According to a report in The New York Times, Argento paid former child actor Jimmy Bennett $380,000. Bennett claims that in 2013, a then 37-year-old Argento assaulted him in a California hotel only two months past his 17th birthday. The age of consent in California is 18.
Argento and Bennett worked together on the 2004 film The Heart Is Deceitful Above All Things, which Argento also wrote and directed. Bennett, a 7-year-old at the time, played Argento’s son, who is neglected and sexually assaulted by a boyfriend of Argento’s character.
The Times reports that it has seen the legal documents that lay out Bennett’s assault claims and the payments arranged between his lawyers and Argento’s.
Bennett’s lawyers sent a notice of intent to sue Argento in November, claiming that the sexual assault was so traumatic that it affected his mental health and stymied his acting career. The notice was sent to Richard Hofstetter, the late Anthony Bourdain’s longtime lawyer, who was representing Argento at the time.

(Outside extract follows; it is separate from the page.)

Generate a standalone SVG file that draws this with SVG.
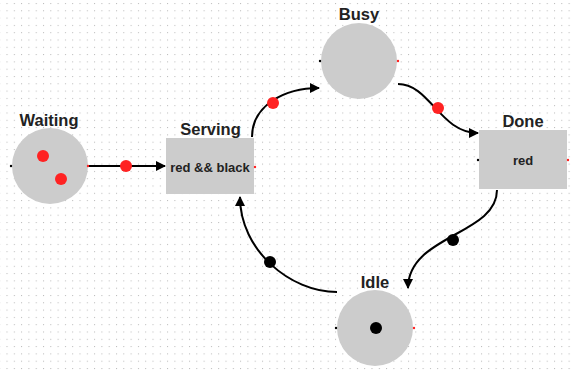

Shortly after the report was made public on Monday, Argento’s ally Rose McGowan publicly distanced herself, tweeting, “I got to know Asia Argento ten months ago. Our commonality is the shared pain of being assaulted by Harvey Weinstein. My heart is broken. I will continue my work on behalf of victims everywhere.”
And with the first cracks now appearing in the credibility of some of the #MeToo leaders, will a counter move emerge next, in which men accused of sexual harrassment dare to speak up?